Michael Bowling, who currently heads up the University of Alberta Computer Poker Research Group that developed and continue to improve Polaris, noted that Polaris was able to shift its strategy midway through the rounds to keep players from detecting its weaknesses. In addition, Polaris was then able to detect the type of strategy that the humans were using and select a counter-strategy.

The first Man vs. Machine Poker Championship was held in 2007 with Polaris versus two well-known poker pros – Phil Laak and Ali Eslami. The match was won by the Laak/Eslami team via two wins, one loss, and one statistical tie, but the humans noted that the play they experienced at the hands of Polaris was incredibly challenging. And as Polaris programmers continued to improve the artificial intelligence program (AI), they were confident that it could win the next match-up, which it did in Las Vegas.

In a setting that was not entirely coincidental – the 2008 World Series of Poker in Las Vegas playing out just down the hall in the Rio Convention Center – Polaris and its developers and creators were highly pleased that victory was achieved. But Bowling said that there must be several rematches and more competition in which Polaris is victorious before people are convinced that machines can best humans in the game of poker.

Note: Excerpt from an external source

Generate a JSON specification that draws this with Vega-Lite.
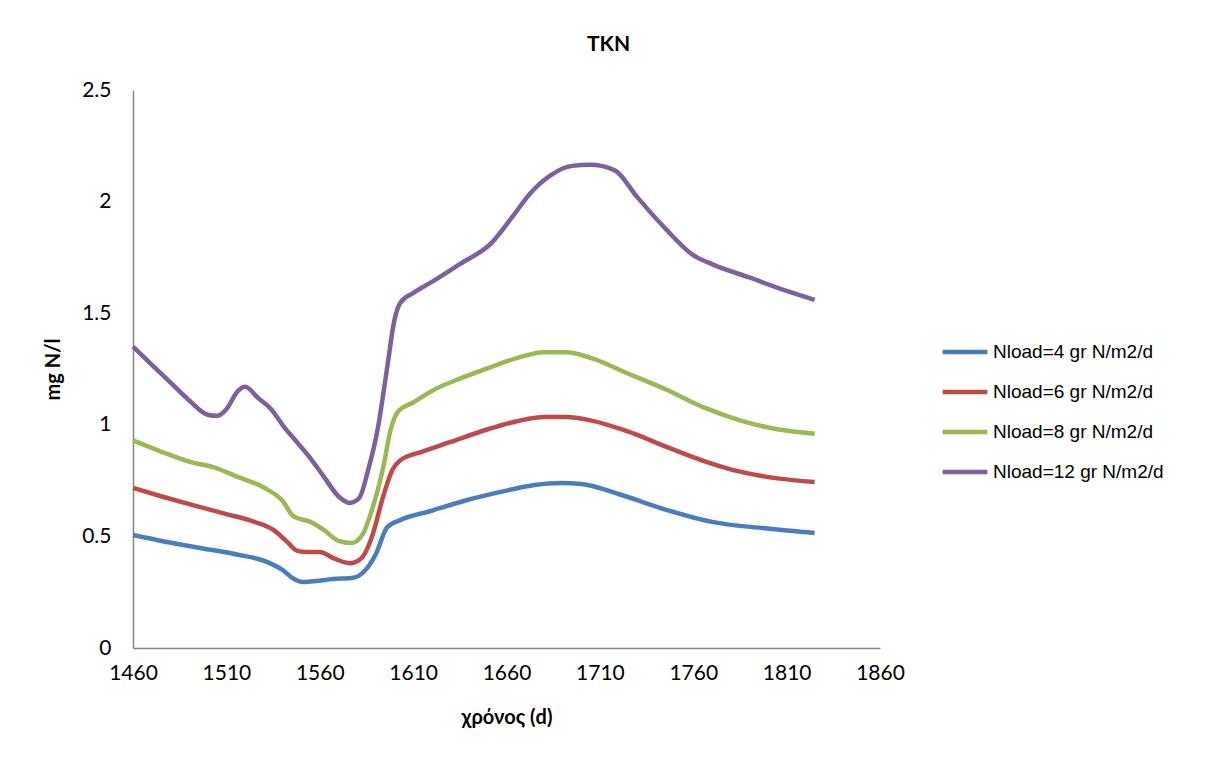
{
  "$schema": "https://vega.github.io/schema/vega-lite/v6.json",
  "width": 747,
  "height": 558,
  "autosize": "none",
  "padding": {"left": 133, "top": 90, "right": 333, "bottom": 111},
  "background": "white",
  "title": {"text": "TKN", "font": "Lato", "fontSize": 21, "fontWeight": "bold", "color": "#000000", "anchor": "middle", "dx": 102, "offset": 24},
  "datasets": {
    "tkn": [
      {"s": "Nload=4 gr N/m2/d", "d": 1460, "v": 0.506},
      {"s": "Nload=4 gr N/m2/d", "d": 1478, "v": 0.475},
      {"s": "Nload=4 gr N/m2/d", "d": 1496, "v": 0.448},
      {"s": "Nload=4 gr N/m2/d", "d": 1515, "v": 0.42},
      {"s": "Nload=4 gr N/m2/d", "d": 1532, "v": 0.385},
      {"s": "Nload=4 gr N/m2/d", "d": 1540, "v": 0.35},
      {"s": "Nload=4 gr N/m2/d", "d": 1546, "v": 0.31},
      {"s": "Nload=4 gr N/m2/d", "d": 1551, "v": 0.296},
      {"s": "Nload=4 gr N/m2/d", "d": 1558, "v": 0.3},
      {"s": "Nload=4 gr N/m2/d", "d": 1567, "v": 0.309},
      {"s": "Nload=4 gr N/m2/d", "d": 1578, "v": 0.315},
      {"s": "Nload=4 gr N/m2/d", "d": 1584, "v": 0.345},
      {"s": "Nload=4 gr N/m2/d", "d": 1590, "v": 0.42},
      {"s": "Nload=4 gr N/m2/d", "d": 1596, "v": 0.54},
      {"s": "Nload=4 gr N/m2/d", "d": 1603, "v": 0.573},
      {"s": "Nload=4 gr N/m2/d", "d": 1620, "v": 0.615},
      {"s": "Nload=4 gr N/m2/d", "d": 1639, "v": 0.663},
      {"s": "Nload=4 gr N/m2/d", "d": 1660, "v": 0.705},
      {"s": "Nload=4 gr N/m2/d", "d": 1675, "v": 0.73},
      {"s": "Nload=4 gr N/m2/d", "d": 1689, "v": 0.739},
      {"s": "Nload=4 gr N/m2/d", "d": 1700, "v": 0.735},
      {"s": "Nload=4 gr N/m2/d", "d": 1720, "v": 0.69},
      {"s": "Nload=4 gr N/m2/d", "d": 1746, "v": 0.618},
      {"s": "Nload=4 gr N/m2/d", "d": 1770, "v": 0.565},
      {"s": "Nload=4 gr N/m2/d", "d": 1800, "v": 0.535},
      {"s": "Nload=4 gr N/m2/d", "d": 1825, "v": 0.515},

      {"s": "Nload=6 gr N/m2/d", "d": 1460, "v": 0.717},
      {"s": "Nload=6 gr N/m2/d", "d": 1475, "v": 0.68},
      {"s": "Nload=6 gr N/m2/d", "d": 1492, "v": 0.64},
      {"s": "Nload=6 gr N/m2/d", "d": 1510, "v": 0.6},
      {"s": "Nload=6 gr N/m2/d", "d": 1525, "v": 0.565},
      {"s": "Nload=6 gr N/m2/d", "d": 1535, "v": 0.53},
      {"s": "Nload=6 gr N/m2/d", "d": 1542, "v": 0.48},
      {"s": "Nload=6 gr N/m2/d", "d": 1548, "v": 0.435},
      {"s": "Nload=6 gr N/m2/d", "d": 1553, "v": 0.43},
      {"s": "Nload=6 gr N/m2/d", "d": 1560, "v": 0.43},
      {"s": "Nload=6 gr N/m2/d", "d": 1568, "v": 0.4},
      {"s": "Nload=6 gr N/m2/d", "d": 1576, "v": 0.38},
      {"s": "Nload=6 gr N/m2/d", "d": 1582, "v": 0.4},
      {"s": "Nload=6 gr N/m2/d", "d": 1588, "v": 0.5},
      {"s": "Nload=6 gr N/m2/d", "d": 1594, "v": 0.68},
      {"s": "Nload=6 gr N/m2/d", "d": 1599, "v": 0.8},
      {"s": "Nload=6 gr N/m2/d", "d": 1603, "v": 0.84},
      {"s": "Nload=6 gr N/m2/d", "d": 1615, "v": 0.88},
      {"s": "Nload=6 gr N/m2/d", "d": 1630, "v": 0.923},
      {"s": "Nload=6 gr N/m2/d", "d": 1650, "v": 0.98},
      {"s": "Nload=6 gr N/m2/d", "d": 1665, "v": 1.015},
      {"s": "Nload=6 gr N/m2/d", "d": 1680, "v": 1.035},
      {"s": "Nload=6 gr N/m2/d", "d": 1692, "v": 1.035},
      {"s": "Nload=6 gr N/m2/d", "d": 1705, "v": 1.02},
      {"s": "Nload=6 gr N/m2/d", "d": 1725, "v": 0.97},
      {"s": "Nload=6 gr N/m2/d", "d": 1746, "v": 0.9},
      {"s": "Nload=6 gr N/m2/d", "d": 1765, "v": 0.84},
      {"s": "Nload=6 gr N/m2/d", "d": 1785, "v": 0.79},
      {"s": "Nload=6 gr N/m2/d", "d": 1805, "v": 0.76},
      {"s": "Nload=6 gr N/m2/d", "d": 1825, "v": 0.744},

      {"s": "Nload=8 gr N/m2/d", "d": 1460, "v": 0.93},
      {"s": "Nload=8 gr N/m2/d", "d": 1475, "v": 0.88},
      {"s": "Nload=8 gr N/m2/d", "d": 1490, "v": 0.835},
      {"s": "Nload=8 gr N/m2/d", "d": 1503, "v": 0.81},
      {"s": "Nload=8 gr N/m2/d", "d": 1515, "v": 0.77},
      {"s": "Nload=8 gr N/m2/d", "d": 1532, "v": 0.71},
      {"s": "Nload=8 gr N/m2/d", "d": 1540, "v": 0.66},
      {"s": "Nload=8 gr N/m2/d", "d": 1546, "v": 0.59},
      {"s": "Nload=8 gr N/m2/d", "d": 1555, "v": 0.565},
      {"s": "Nload=8 gr N/m2/d", "d": 1562, "v": 0.53},
      {"s": "Nload=8 gr N/m2/d", "d": 1570, "v": 0.48},
      {"s": "Nload=8 gr N/m2/d", "d": 1577, "v": 0.47},
      {"s": "Nload=8 gr N/m2/d", "d": 1583, "v": 0.51},
      {"s": "Nload=8 gr N/m2/d", "d": 1588, "v": 0.62},
      {"s": "Nload=8 gr N/m2/d", "d": 1594, "v": 0.81},
      {"s": "Nload=8 gr N/m2/d", "d": 1598, "v": 0.98},
      {"s": "Nload=8 gr N/m2/d", "d": 1602, "v": 1.06},
      {"s": "Nload=8 gr N/m2/d", "d": 1610, "v": 1.1},
      {"s": "Nload=8 gr N/m2/d", "d": 1621, "v": 1.156},
      {"s": "Nload=8 gr N/m2/d", "d": 1636, "v": 1.21},
      {"s": "Nload=8 gr N/m2/d", "d": 1652, "v": 1.26},
      {"s": "Nload=8 gr N/m2/d", "d": 1666, "v": 1.3},
      {"s": "Nload=8 gr N/m2/d", "d": 1680, "v": 1.325},
      {"s": "Nload=8 gr N/m2/d", "d": 1692, "v": 1.325},
      {"s": "Nload=8 gr N/m2/d", "d": 1705, "v": 1.3},
      {"s": "Nload=8 gr N/m2/d", "d": 1725, "v": 1.23},
      {"s": "Nload=8 gr N/m2/d", "d": 1746, "v": 1.156},
      {"s": "Nload=8 gr N/m2/d", "d": 1765, "v": 1.08},
      {"s": "Nload=8 gr N/m2/d", "d": 1785, "v": 1.02},
      {"s": "Nload=8 gr N/m2/d", "d": 1805, "v": 0.98},
      {"s": "Nload=8 gr N/m2/d", "d": 1825, "v": 0.96},

      {"s": "Nload=12 gr N/m2/d", "d": 1460, "v": 1.35},
      {"s": "Nload=12 gr N/m2/d", "d": 1470, "v": 1.27},
      {"s": "Nload=12 gr N/m2/d", "d": 1480, "v": 1.19},
      {"s": "Nload=12 gr N/m2/d", "d": 1490, "v": 1.11},
      {"s": "Nload=12 gr N/m2/d", "d": 1500, "v": 1.045},
      {"s": "Nload=12 gr N/m2/d", "d": 1505, "v": 1.04},
      {"s": "Nload=12 gr N/m2/d", "d": 1510, "v": 1.07},
      {"s": "Nload=12 gr N/m2/d", "d": 1516, "v": 1.15},
      {"s": "Nload=12 gr N/m2/d", "d": 1520, "v": 1.17},
      {"s": "Nload=12 gr N/m2/d", "d": 1527, "v": 1.12},
      {"s": "Nload=12 gr N/m2/d", "d": 1534, "v": 1.07},
      {"s": "Nload=12 gr N/m2/d", "d": 1540, "v": 1.0},
      {"s": "Nload=12 gr N/m2/d", "d": 1548, "v": 0.92},
      {"s": "Nload=12 gr N/m2/d", "d": 1555, "v": 0.85},
      {"s": "Nload=12 gr N/m2/d", "d": 1562, "v": 0.77},
      {"s": "Nload=12 gr N/m2/d", "d": 1570, "v": 0.68},
      {"s": "Nload=12 gr N/m2/d", "d": 1576, "v": 0.65},
      {"s": "Nload=12 gr N/m2/d", "d": 1581, "v": 0.67},
      {"s": "Nload=12 gr N/m2/d", "d": 1586, "v": 0.8},
      {"s": "Nload=12 gr N/m2/d", "d": 1591, "v": 0.98},
      {"s": "Nload=12 gr N/m2/d", "d": 1596, "v": 1.25},
      {"s": "Nload=12 gr N/m2/d", "d": 1600, "v": 1.47},
      {"s": "Nload=12 gr N/m2/d", "d": 1603, "v": 1.545},
      {"s": "Nload=12 gr N/m2/d", "d": 1610, "v": 1.59},
      {"s": "Nload=12 gr N/m2/d", "d": 1620, "v": 1.64},
      {"s": "Nload=12 gr N/m2/d", "d": 1635, "v": 1.72},
      {"s": "Nload=12 gr N/m2/d", "d": 1652, "v": 1.815},
      {"s": "Nload=12 gr N/m2/d", "d": 1663, "v": 1.93},
      {"s": "Nload=12 gr N/m2/d", "d": 1673, "v": 2.04},
      {"s": "Nload=12 gr N/m2/d", "d": 1684, "v": 2.12},
      {"s": "Nload=12 gr N/m2/d", "d": 1695, "v": 2.16},
      {"s": "Nload=12 gr N/m2/d", "d": 1705, "v": 2.165},
      {"s": "Nload=12 gr N/m2/d", "d": 1718, "v": 2.14},
      {"s": "Nload=12 gr N/m2/d", "d": 1730, "v": 2.02},
      {"s": "Nload=12 gr N/m2/d", "d": 1745, "v": 1.88},
      {"s": "Nload=12 gr N/m2/d", "d": 1760, "v": 1.76},
      {"s": "Nload=12 gr N/m2/d", "d": 1770, "v": 1.72},
      {"s": "Nload=12 gr N/m2/d", "d": 1790, "v": 1.66},
      {"s": "Nload=12 gr N/m2/d", "d": 1810, "v": 1.6},
      {"s": "Nload=12 gr N/m2/d", "d": 1825, "v": 1.56}
    ]
  },
  "data": {"name": "tkn"},
  "mark": {"type": "line", "interpolate": "monotone", "strokeWidth": 4.5},
  "encoding": {
    "x": {
      "field": "d", "type": "quantitative",
      "scale": {"domain": [1460, 1860], "nice": false, "zero": false},
      "axis": {
        "title": "χρόνος (d)", "values": [1460, 1510, 1560, 1610, 1660, 1710, 1760, 1810, 1860], "format": "d",
        "grid": false, "ticks": false, "domainColor": "#888888", "domainWidth": 1.5,
        "labelFlush": false, "labelBound": false, "labelOverlap": false,
        "labelFont": "Lato", "labelFontSize": 21, "labelColor": "#000000", "labelPadding": 14,
        "titleFont": "Lato", "titleFontSize": 20, "titleFontWeight": "bold", "titleColor": "#000000", "titlePadding": 24
      }
    },
    "y": {
      "field": "v", "type": "quantitative",
      "scale": {"domain": [0, 2.5], "nice": false},
      "axis": {
        "title": "mg N/l", "values": [0, 0.5, 1, 1.5, 2, 2.5], "format": ".1~f",
        "grid": false, "ticks": false, "domainColor": "#888888", "domainWidth": 1.5,
        "labelFlush": false, "labelBound": false,
        "labelFont": "Lato", "labelFontSize": 21, "labelColor": "#000000", "labelPadding": 22,
        "titleFont": "Lato", "titleFontSize": 20, "titleFontWeight": "bold", "titleColor": "#000000", "titlePadding": 18
      }
    },
    "color": {
      "field": "s", "type": "nominal",
      "sort": ["Nload=4 gr N/m2/d", "Nload=6 gr N/m2/d", "Nload=8 gr N/m2/d", "Nload=12 gr N/m2/d"],
      "scale": {
        "domain": ["Nload=4 gr N/m2/d", "Nload=6 gr N/m2/d", "Nload=8 gr N/m2/d", "Nload=12 gr N/m2/d"],
        "range": ["#4A7EBB", "#BE4B48", "#98B954", "#7D60A0"]
      },
      "legend": {
        "title": null, "orient": "none", "legendX": 807, "legendY": 242,
        "symbolType": "stroke", "symbolSize": 2000, "symbolStrokeWidth": 4.5,
        "labelFont": "Liberation Sans", "labelFontSize": 19, "labelColor": "#000000", "labelLimit": 0,
        "clipHeight": 40, "rowPadding": 0, "labelOffset": 3
      }
    }
  },
  "config": {"view": {"stroke": null}}
}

The University of Alberta Computer Poker Research Group is also planning to upgrade Polaris by enabling it to play more complicated poker games, expanding it beyond its current heads-up hold’em constraint. Those involved with the program also intend to take some of the intricacies of Polaris and begin applying them to other applications, such as sensors in buildings.

Further matches have yet to be announced, but if the AI programmers have their way, the poker world has not seen the last of Polaris.